Reproduce the full listing below unchanged, apart from the pictures.

Material start

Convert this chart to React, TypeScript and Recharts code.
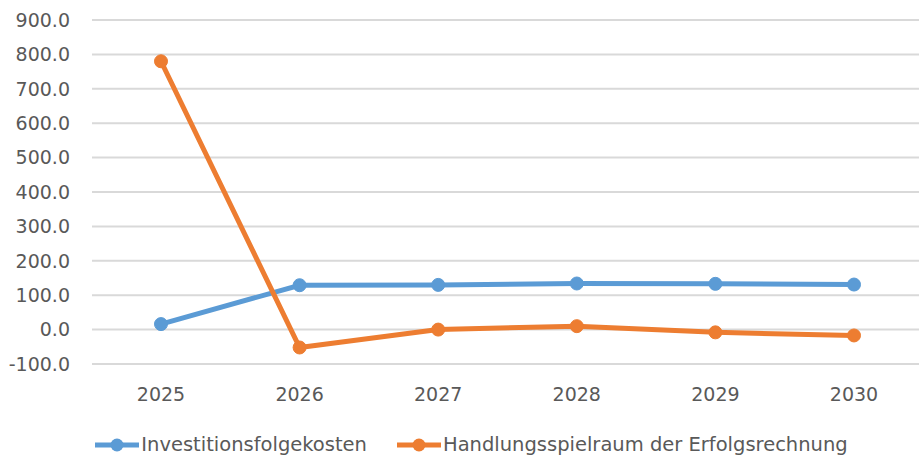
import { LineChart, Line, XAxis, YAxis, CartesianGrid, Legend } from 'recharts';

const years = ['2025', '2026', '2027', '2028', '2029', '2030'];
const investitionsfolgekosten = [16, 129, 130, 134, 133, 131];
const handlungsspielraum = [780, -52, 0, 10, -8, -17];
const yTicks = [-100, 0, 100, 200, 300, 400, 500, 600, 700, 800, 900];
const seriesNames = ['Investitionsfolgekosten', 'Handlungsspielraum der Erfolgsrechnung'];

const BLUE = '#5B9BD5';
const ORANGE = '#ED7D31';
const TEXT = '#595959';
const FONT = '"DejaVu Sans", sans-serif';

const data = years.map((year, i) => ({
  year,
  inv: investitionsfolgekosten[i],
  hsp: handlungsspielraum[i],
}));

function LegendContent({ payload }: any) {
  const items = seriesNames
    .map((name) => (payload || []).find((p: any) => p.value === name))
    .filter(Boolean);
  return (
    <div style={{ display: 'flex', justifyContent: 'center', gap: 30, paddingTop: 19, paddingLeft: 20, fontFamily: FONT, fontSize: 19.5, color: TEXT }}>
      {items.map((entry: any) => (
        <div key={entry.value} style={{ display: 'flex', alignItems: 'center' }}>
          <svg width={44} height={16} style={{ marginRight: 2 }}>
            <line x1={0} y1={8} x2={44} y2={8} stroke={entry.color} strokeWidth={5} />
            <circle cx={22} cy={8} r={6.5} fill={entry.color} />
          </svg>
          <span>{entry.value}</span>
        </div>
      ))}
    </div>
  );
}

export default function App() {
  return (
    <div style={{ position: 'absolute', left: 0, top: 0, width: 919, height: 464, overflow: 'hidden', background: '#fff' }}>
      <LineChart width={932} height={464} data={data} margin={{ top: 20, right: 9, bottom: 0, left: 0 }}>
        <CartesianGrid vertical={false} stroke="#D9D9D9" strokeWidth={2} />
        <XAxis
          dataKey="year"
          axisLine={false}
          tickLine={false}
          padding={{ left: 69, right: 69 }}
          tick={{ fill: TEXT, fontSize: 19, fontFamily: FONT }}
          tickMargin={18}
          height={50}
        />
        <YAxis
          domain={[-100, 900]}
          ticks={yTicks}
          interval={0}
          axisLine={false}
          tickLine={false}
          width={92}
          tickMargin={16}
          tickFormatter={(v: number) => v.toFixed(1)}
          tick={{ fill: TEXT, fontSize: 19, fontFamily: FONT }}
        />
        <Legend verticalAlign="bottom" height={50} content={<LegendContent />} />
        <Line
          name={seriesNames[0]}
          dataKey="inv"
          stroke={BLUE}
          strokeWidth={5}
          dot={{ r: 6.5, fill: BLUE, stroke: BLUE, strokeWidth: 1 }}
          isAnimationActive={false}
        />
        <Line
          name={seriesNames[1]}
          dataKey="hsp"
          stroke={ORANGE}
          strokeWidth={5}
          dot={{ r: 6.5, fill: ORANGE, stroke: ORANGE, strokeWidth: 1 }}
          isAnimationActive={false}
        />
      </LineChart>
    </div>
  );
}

Material end

### [Full output]
Convert this chart to React, TypeScript and Recharts code.
import { LineChart, Line, XAxis, YAxis, CartesianGrid, Legend } from 'recharts';

const years = ['2025', '2026', '2027', '2028', '2029', '2030'];
const investitionsfolgekosten = [16, 129, 130, 134, 133, 131];
const handlungsspielraum = [780, -52, 0, 10, -8, -17];
const yTicks = [-100, 0, 100, 200, 300, 400, 500, 600, 700, 800, 900];
const seriesNames = ['Investitionsfolgekosten', 'Handlungsspielraum der Erfolgsrechnung'];

const BLUE = '#5B9BD5';
const ORANGE = '#ED7D31';
const TEXT = '#595959';
const FONT = '"DejaVu Sans", sans-serif';

const data = years.map((year, i) => ({
  year,
  inv: investitionsfolgekosten[i],
  hsp: handlungsspielraum[i],
}));

function LegendContent({ payload }: any) {
  const items = seriesNames
    .map((name) => (payload || []).find((p: any) => p.value === name))
    .filter(Boolean);
  return (
    <div style={{ display: 'flex', justifyContent: 'center', gap: 30, paddingTop: 19, paddingLeft: 20, fontFamily: FONT, fontSize: 19.5, color: TEXT }}>
      {items.map((entry: any) => (
        <div key={entry.value} style={{ display: 'flex', alignItems: 'center' }}>
          <svg width={44} height={16} style={{ marginRight: 2 }}>
            <line x1={0} y1={8} x2={44} y2={8} stroke={entry.color} strokeWidth={5} />
            <circle cx={22} cy={8} r={6.5} fill={entry.color} />
          </svg>
          <span>{entry.value}</span>
        </div>
      ))}
    </div>
  );
}

export default function App() {
  return (
    <div style={{ position: 'absolute', left: 0, top: 0, width: 919, height: 464, overflow: 'hidden', background: '#fff' }}>
      <LineChart width={932} height={464} data={data} margin={{ top: 20, right: 9, bottom: 0, left: 0 }}>
        <CartesianGrid vertical={false} stroke="#D9D9D9" strokeWidth={2} />
        <XAxis
          dataKey="year"
          axisLine={false}
          tickLine={false}
          padding={{ left: 69, right: 69 }}
          tick={{ fill: TEXT, fontSize: 19, fontFamily: FONT }}
          tickMargin={18}
          height={50}
        />
        <YAxis
          domain={[-100, 900]}
          ticks={yTicks}
          interval={0}
          axisLine={false}
          tickLine={false}
          width={92}
          tickMargin={16}
          tickFormatter={(v: number) => v.toFixed(1)}
          tick={{ fill: TEXT, fontSize: 19, fontFamily: FONT }}
        />
        <Legend verticalAlign="bottom" height={50} content={<LegendContent />} />
        <Line
          name={seriesNames[0]}
          dataKey="inv"
          stroke={BLUE}
          strokeWidth={5}
          dot={{ r: 6.5, fill: BLUE, stroke: BLUE, strokeWidth: 1 }}
          isAnimationActive={false}
        />
        <Line
          name={seriesNames[1]}
          dataKey="hsp"
          stroke={ORANGE}
          strokeWidth={5}
          dot={{ r: 6.5, fill: ORANGE, stroke: ORANGE, strokeWidth: 1 }}
          isAnimationActive={false}
        />
      </LineChart>
    </div>
  );
}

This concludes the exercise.